Борис Олегович перебирал фотографии, откладывая в сторону по одной, за ним, согласно табели о рангах, добычу разглядывал «консильоре», а потом директор-распорядитель. У Дюваля интерес был заметно живее.
— Хороши девочки, — приговаривал он. — Конечно, не театр Славы Зайцева, но недурны…
— На театр Зайцева, думаю, у него денег бы не хватило, — желчно заметил Зиневский, — а женщины, хоть и недурны, но в целом «бабус вульгарис».
— Да нет, не скажите, Адам Сергеевич, — азартно возразил Дюваль, — вот эта, скажем, Ираида, так вы её назвали, Алексей Глебович? Блондинка, лицо на уровне, фигура — и тут, и тут…
— Горячая и духовитая, как русская печь, — продекламировал Адам. — И габариты близкие. А вот эти двое — товар более изысканный…
Он уверенно отобрал фотографии самых миниатюрных и изящных из комплекта. Пустяк, но чисто случайно совпасть с шефом хотя бы в таком ерундовом вопросе — политика разумная.
— Карина Романовна Каримова. Наталья Викторовна Зубко, проинформировал бригадир.
Борис Олегович взял в руки первый снимок.
— Карина — по-латыни значит «киль корабля», по-итальянски, насколько я понимаю, «дорогая». А родители не побоялись созвучия в имени и фамилии Карина Каримова… С другой стороны, отчество — не восточное, а у мусульманских народностей предпочитают сохранять в этом традицию… Наверное, у отца была мать другой крови, а может, и супруга тоже… И, как учит биология, продукт получился неплохой.
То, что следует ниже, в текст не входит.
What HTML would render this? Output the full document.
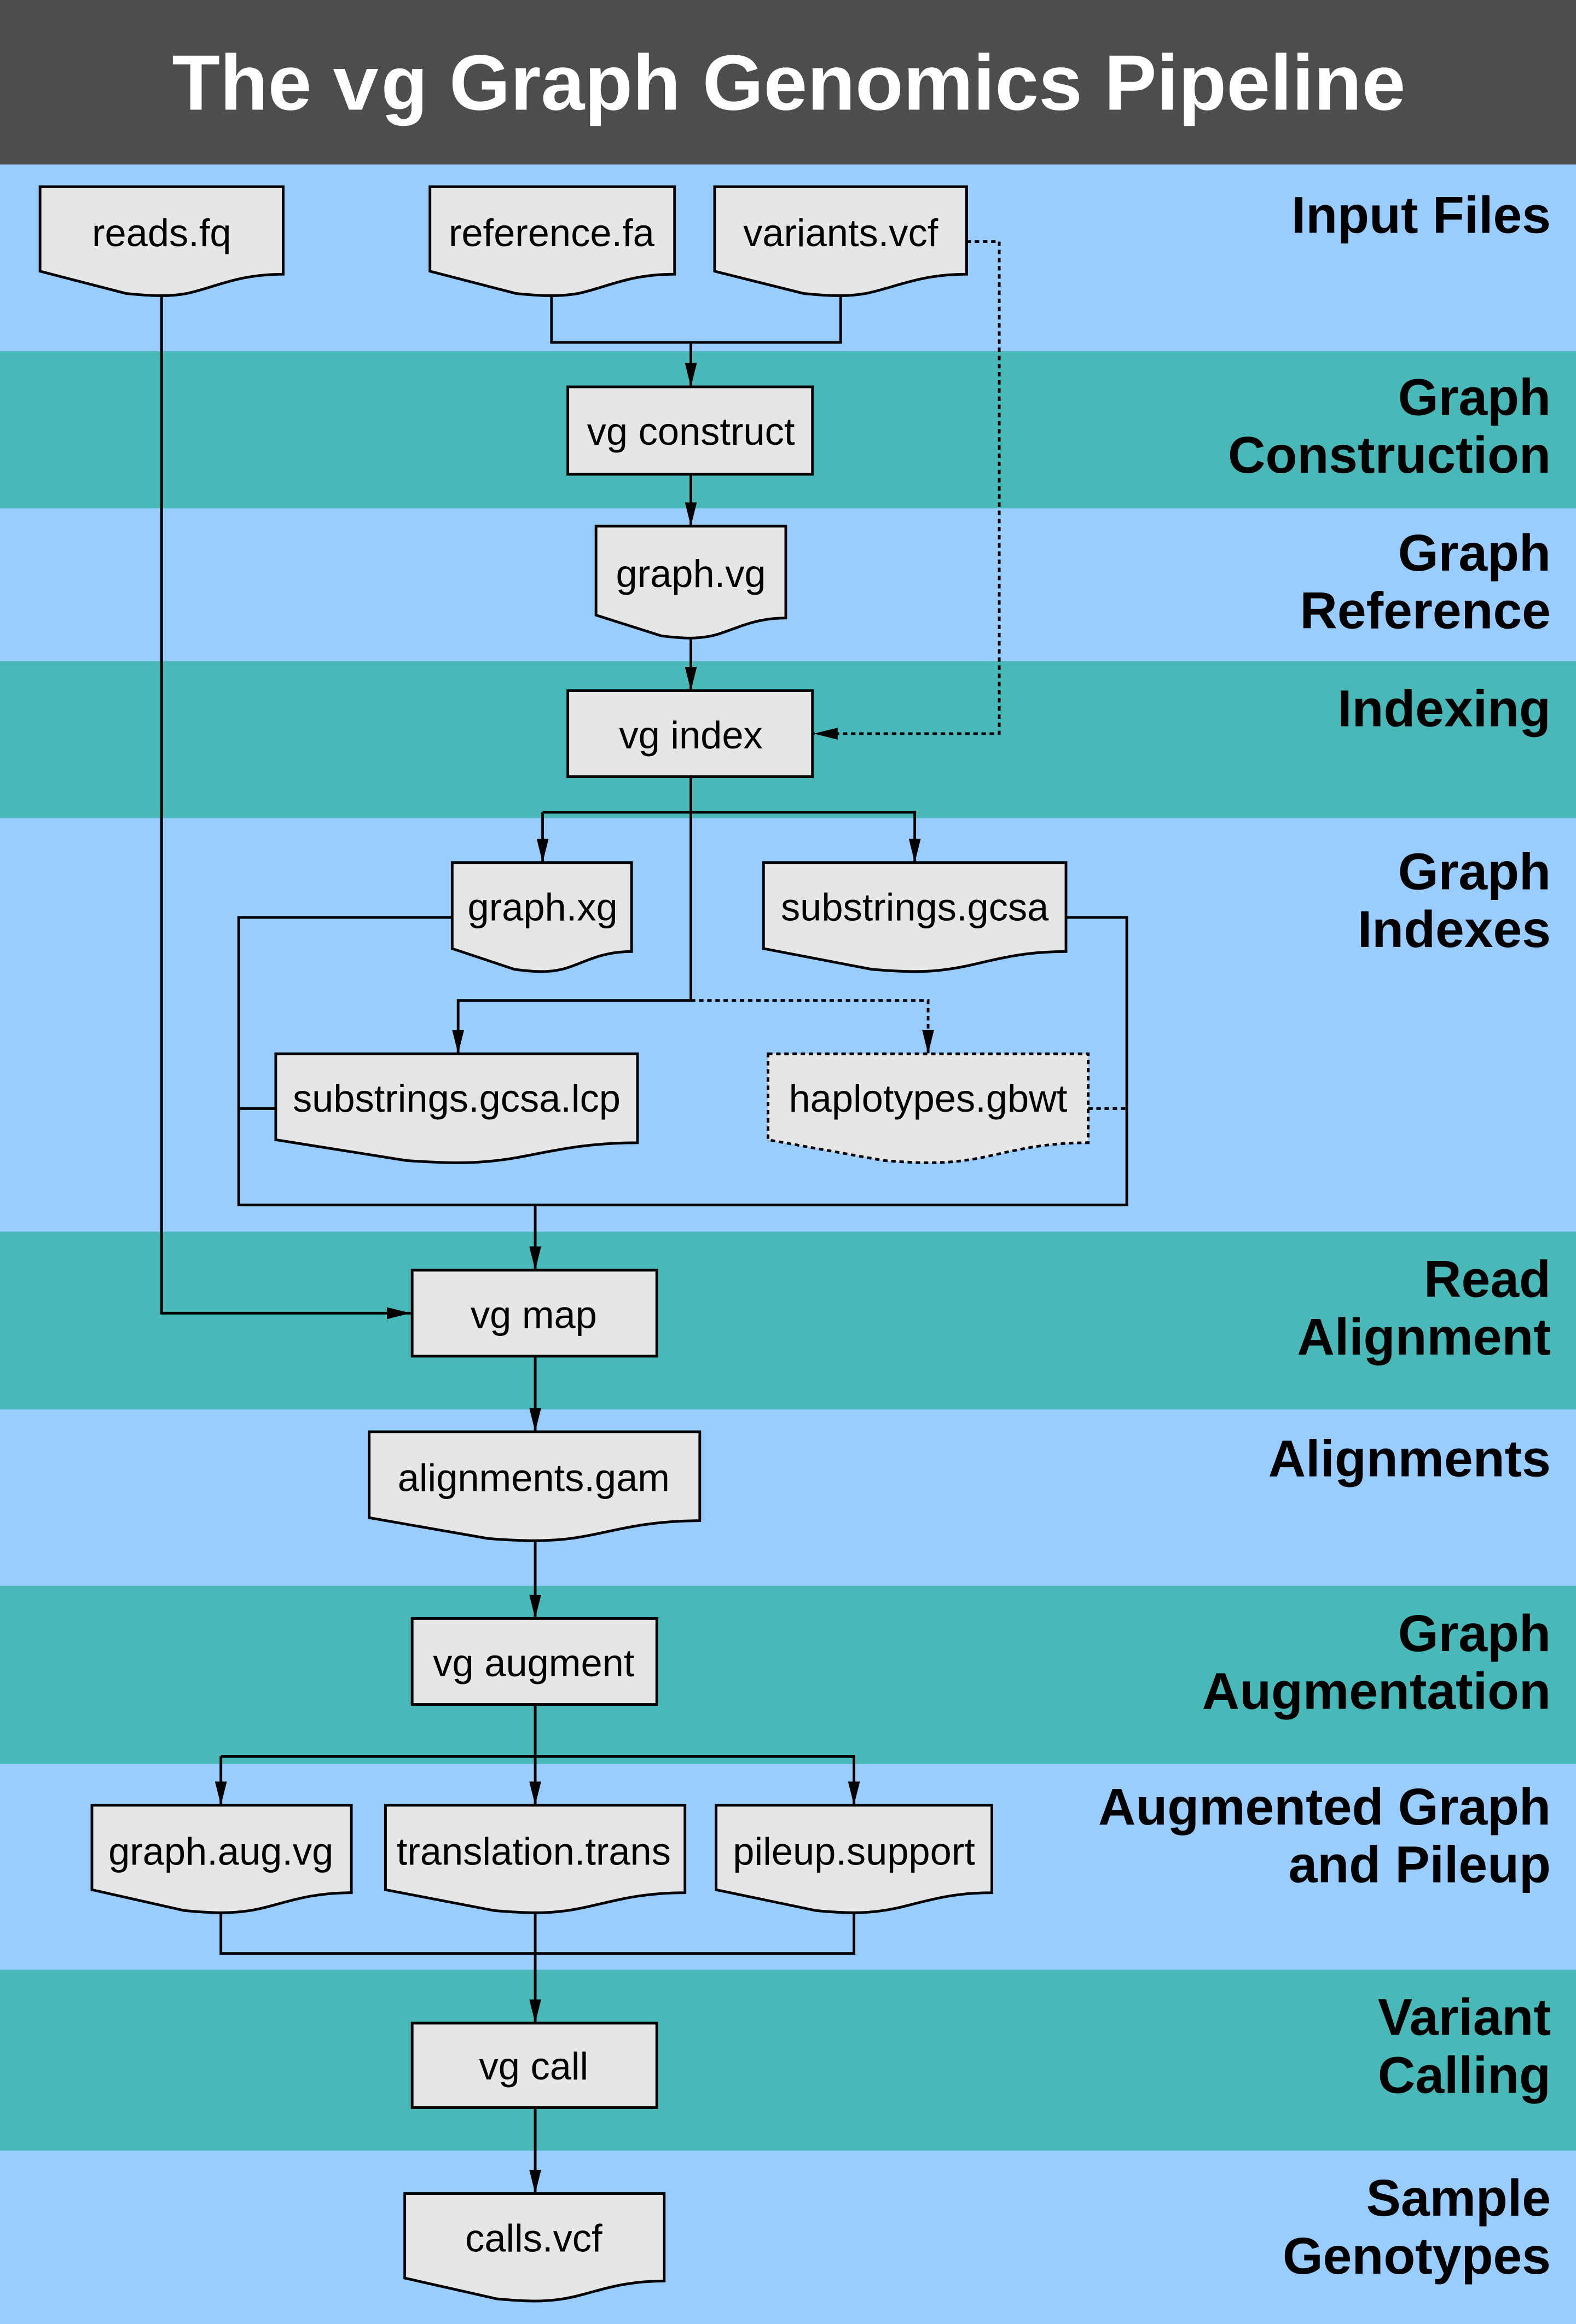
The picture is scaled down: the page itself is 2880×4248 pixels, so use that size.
<!DOCTYPE html>
<html><head><meta charset="utf-8"><style>
html,body{margin:0;padding:0;background:#99ccff}
svg{display:block}
.n{font-family:"Liberation Sans",sans-serif;font-size:26px;fill:#000;text-anchor:middle;dominant-baseline:central}
.b{font-family:"Liberation Sans",sans-serif;font-weight:bold;font-size:35px;fill:#000;text-anchor:end}
.d{fill:#e6e6e6;stroke:#000;stroke-width:1.8}
.l{fill:none;stroke:#000;stroke-width:1.8}
.dot{fill:none;stroke:#000;stroke-width:1.8;stroke-dasharray:3 2.5}
</style></head><body>
<svg width="2880" height="4248" viewBox="0 0 1063 1568" preserveAspectRatio="none" xmlns="http://www.w3.org/2000/svg">
<defs>
<marker id="a" viewBox="0 0 20 10" refX="20" refY="5" markerWidth="18" markerHeight="8" orient="auto" markerUnits="userSpaceOnUse"><path d="M0,0 L20,5 L0,10 Z" fill="#000"/></marker>
</defs>
<rect x="0" y="0" width="1063" height="111" fill="#4d4d4d"/>
<rect x="0" y="111" width="1063" height="126" fill="#99ccff"/>
<rect x="0" y="237" width="1063" height="106" fill="#48b8b8"/>
<rect x="0" y="343" width="1063" height="103" fill="#99ccff"/>
<rect x="0" y="446" width="1063" height="106" fill="#48b8b8"/>
<rect x="0" y="552" width="1063" height="279" fill="#99ccff"/>
<rect x="0" y="831" width="1063" height="120" fill="#48b8b8"/>
<rect x="0" y="951" width="1063" height="119" fill="#99ccff"/>
<rect x="0" y="1070" width="1063" height="120" fill="#48b8b8"/>
<rect x="0" y="1190" width="1063" height="139" fill="#99ccff"/>
<rect x="0" y="1329" width="1063" height="122" fill="#48b8b8"/>
<rect x="0" y="1451" width="1063" height="117" fill="#99ccff"/>
<text x="116" y="74" font-family="Liberation Sans,sans-serif" font-weight="bold" font-size="53" fill="#fff">The</text>
<text x="224" y="74" font-family="'Liberation Mono',monospace" font-weight="bold" font-size="52" fill="#fff" textLength="64" lengthAdjust="spacingAndGlyphs">vg</text>
<text x="303" y="74" font-family="Liberation Sans,sans-serif" font-weight="bold" font-size="53" fill="#fff" textLength="645" lengthAdjust="spacingAndGlyphs">Graph Genomics Pipeline</text>
<g class="b">
<text x="1046" y="157">Input Files</text>
<text x="1046" y="280">Graph</text><text x="1046" y="319">Construction</text>
<text x="1046" y="385">Graph</text><text x="1046" y="424">Reference</text>
<text x="1046" y="490">Indexing</text>
<text x="1046" y="600">Graph</text><text x="1046" y="639">Indexes</text>
<text x="1046" y="875">Read</text><text x="1046" y="914">Alignment</text>
<text x="1046" y="996">Alignments</text>
<text x="1046" y="1114">Graph</text><text x="1046" y="1153">Augmentation</text>
<text x="1046" y="1231">Augmented Graph</text><text x="1046" y="1270">and Pileup</text>
<text x="1046" y="1373">Variant</text><text x="1046" y="1412">Calling</text>
<text x="1046" y="1495">Sample</text><text x="1046" y="1534">Genotypes</text>
</g>
<path class="l" d="M109,196 V886 H277" marker-end="url(#a)"/>
<path class="l" d="M372,196 V231 H567 V196"/>
<path class="l" d="M466,231 V261" marker-end="url(#a)"/>
<path class="dot" d="M652,163 H674 V495 H549" marker-end="url(#a)"/>
<path class="l" d="M466,320 V355" marker-end="url(#a)"/>
<path class="l" d="M466,425 V466" marker-end="url(#a)"/>
<path class="l" d="M466,524 V675 H309 V711" marker-end="url(#a)"/>
<path class="l" d="M366,548 H617 V582" marker-end="url(#a)"/>
<path class="l" d="M366,548 V582" marker-end="url(#a)"/>
<path class="dot" d="M466,675 H626 V711" marker-end="url(#a)"/>
<path class="l" d="M305,619 H161 V813 H760 V619 H719"/>
<path class="l" d="M186,748 H161"/>
<path class="dot" d="M734,748 H760"/>
<path class="l" d="M361,813 V857" marker-end="url(#a)"/>
<path class="l" d="M361,915 V966" marker-end="url(#a)"/>
<path class="l" d="M361,1035 V1092" marker-end="url(#a)"/>
<path class="l" d="M361,1150 V1218" marker-end="url(#a)"/>
<path class="l" d="M149,1185 H576 V1218" marker-end="url(#a)"/>
<path class="l" d="M149,1185 V1218" marker-end="url(#a)"/>
<path class="l" d="M149,1285 V1318 H576 V1285"/>
<path class="l" d="M361,1285 V1365" marker-end="url(#a)"/>
<path class="l" d="M361,1422 V1480" marker-end="url(#a)"/>
<path class="d" d="M27,126 H191 V185 C160,185 145,194 126,198 C115,200 105,200 85,198 L27,183 Z"/>
<path class="d" d="M290,126 H455 V185 C424,185 409,194 390,198 C378,200 368,200 348,198 L290,183 Z"/>
<path class="d" d="M482,126 H652 V185 C620,185 604,194 584,198 C572,200 562,200 542,198 L482,183 Z"/>
<path class="d" d="M402,355 H530 V417 C506,417 494,426 480,429 C470,431 462,431 446,429 L402,415 Z"/>
<path class="d" d="M305,582 H426 V642 C403,642 392,651 379,654 C370,656 362,656 347,654 L305,640 Z"/>
<path class="d" d="M515,582 H719 V642 C681,642 662,651 639,654 C625,656 612,656 588,654 L515,640 Z"/>
<path class="d" d="M186,711 H430 V771 C385,771 362,780 335,783 C318,785 302,785 274,783 L186,769 Z"/>
<path class="d" style="stroke-dasharray:3 2.5" d="M518,711 H734 V771 C694,771 674,780 650,783 C635,785 621,785 596,783 L518,769 Z"/>
<path class="d" d="M249,966 H472 V1026 C430,1026 409,1035 385,1038 C369,1040 355,1040 329,1038 L249,1024 Z"/>
<path class="d" d="M62,1218 H237 V1277 C204,1277 188,1286 169,1289 C156,1291 145,1291 124,1289 L62,1275 Z"/>
<path class="d" d="M260,1218 H462 V1277 C424,1277 405,1286 383,1289 C369,1291 356,1291 333,1289 L260,1275 Z"/>
<path class="d" d="M483,1218 H669 V1277 C634,1277 617,1286 596,1289 C583,1291 571,1291 550,1289 L483,1275 Z"/>
<path class="d" d="M273,1480 H448 V1539 C415,1539 399,1548 380,1551 C367,1553 356,1553 335,1551 L273,1537 Z"/>
<rect class="d" x="383" y="261" width="165" height="59"/>
<rect class="d" x="383" y="466" width="165" height="58"/>
<rect class="d" x="278" y="857" width="165" height="58"/>
<rect class="d" x="278" y="1092" width="165" height="58"/>
<rect class="d" x="278" y="1365" width="165" height="57"/>
<g class="n">
<text x="109" y="157">reads.fq</text>
<text x="372" y="157">reference.fa</text>
<text x="567" y="157">variants.vcf</text>
<text x="466" y="291">vg construct</text>
<text x="466" y="387">graph.vg</text>
<text x="466" y="496">vg index</text>
<text x="366" y="612">graph.xg</text>
<text x="617" y="612">substrings.gcsa</text>
<text x="308" y="741">substrings.gcsa.lcp</text>
<text x="626" y="741">haplotypes.gbwt</text>
<text x="360" y="887">vg map</text>
<text x="360" y="997">alignments.gam</text>
<text x="360" y="1122">vg augment</text>
<text x="149" y="1249">graph.aug.vg</text>
<text x="360" y="1249">translation.trans</text>
<text x="576" y="1249">pileup.support</text>
<text x="360" y="1394">vg call</text>
<text x="360" y="1510">calls.vcf</text>
</g>
</svg>
</body></html>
Красива, изящна и женственна, но без фламандской обильности. Хотя, конечно, Адам Сергеич прав — лоска не хватает. Потому и робка… — Он положил снимок на стол, взял следующий. — А вот эта — иной породы. Как вы сказали, Алексей Глебович, её фамилия?
— Зубко. Наталья Викторовна.
— Хороша… Явно неглупа, явно с характером, а красота лица просто исключительная… Любопытно, не из Сумской ли области она происходит…
— Можно справиться, — заметил без подчеркнутой спешки Зиневский. — Но почему именно Сумской?
— Художница Серебрякова была убеждена, что именно там — самые красивые женщины, — небрежно блеснул эрудицией Дубов. Потом улыбнулся: — А действительно, любопытно бы проверить мои физиогномические догадки… Как-нибудь между делом, Адам Сергеевич, если это не потребует чрезмерной затраты времени.